Extract all lines in the data that contain the word "matplotlib".

§ Dataset rows
========
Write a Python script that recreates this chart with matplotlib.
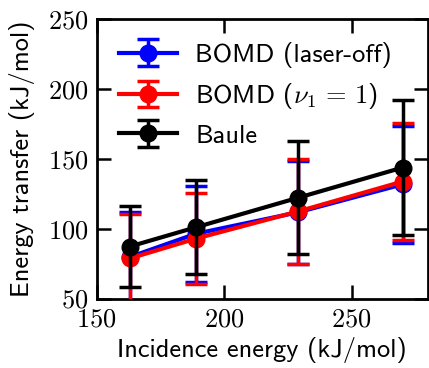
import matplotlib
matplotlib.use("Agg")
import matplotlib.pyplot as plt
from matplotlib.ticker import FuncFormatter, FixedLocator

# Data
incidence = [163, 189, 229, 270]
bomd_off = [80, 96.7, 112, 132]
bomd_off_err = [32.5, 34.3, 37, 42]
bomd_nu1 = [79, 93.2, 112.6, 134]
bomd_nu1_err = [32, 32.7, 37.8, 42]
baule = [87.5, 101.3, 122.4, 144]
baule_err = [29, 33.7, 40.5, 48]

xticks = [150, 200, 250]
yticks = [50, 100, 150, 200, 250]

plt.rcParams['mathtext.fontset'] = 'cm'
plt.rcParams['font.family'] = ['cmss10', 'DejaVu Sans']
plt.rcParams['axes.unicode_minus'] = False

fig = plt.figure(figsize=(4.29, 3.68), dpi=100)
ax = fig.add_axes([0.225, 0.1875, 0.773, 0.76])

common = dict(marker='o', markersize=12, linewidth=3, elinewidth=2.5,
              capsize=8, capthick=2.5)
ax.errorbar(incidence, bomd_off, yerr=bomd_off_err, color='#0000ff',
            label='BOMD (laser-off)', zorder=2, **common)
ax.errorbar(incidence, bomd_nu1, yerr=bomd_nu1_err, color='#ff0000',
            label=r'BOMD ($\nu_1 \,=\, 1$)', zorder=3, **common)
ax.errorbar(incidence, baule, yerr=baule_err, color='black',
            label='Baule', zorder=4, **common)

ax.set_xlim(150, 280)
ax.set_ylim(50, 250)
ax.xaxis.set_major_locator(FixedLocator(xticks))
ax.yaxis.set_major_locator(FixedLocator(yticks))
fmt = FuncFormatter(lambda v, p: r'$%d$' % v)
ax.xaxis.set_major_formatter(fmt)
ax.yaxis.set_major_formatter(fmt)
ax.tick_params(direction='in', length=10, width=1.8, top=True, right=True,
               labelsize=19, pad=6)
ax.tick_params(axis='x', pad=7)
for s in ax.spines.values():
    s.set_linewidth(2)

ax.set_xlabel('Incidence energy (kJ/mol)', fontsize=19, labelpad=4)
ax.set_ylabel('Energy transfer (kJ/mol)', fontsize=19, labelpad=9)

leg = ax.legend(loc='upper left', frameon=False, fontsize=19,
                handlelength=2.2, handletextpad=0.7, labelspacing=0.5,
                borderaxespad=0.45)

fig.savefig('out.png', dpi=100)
========
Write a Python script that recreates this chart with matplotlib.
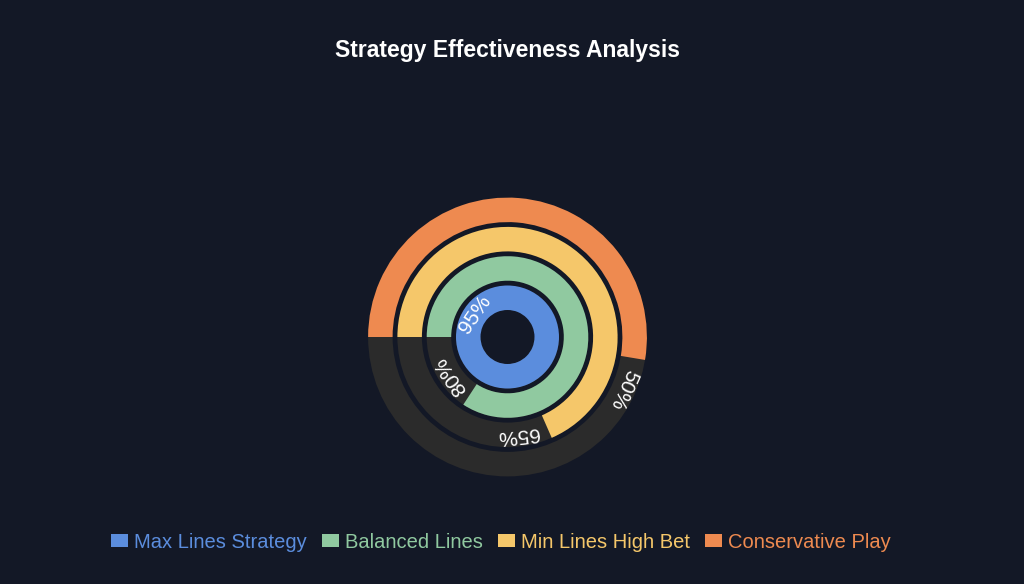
========
§ Answer to the task
Write a Python script that recreates this chart with matplotlib.
import matplotlib
matplotlib.use("Agg")
import matplotlib.pyplot as plt
from matplotlib.ticker import FuncFormatter, FixedLocator
Write a Python script that recreates this chart with matplotlib.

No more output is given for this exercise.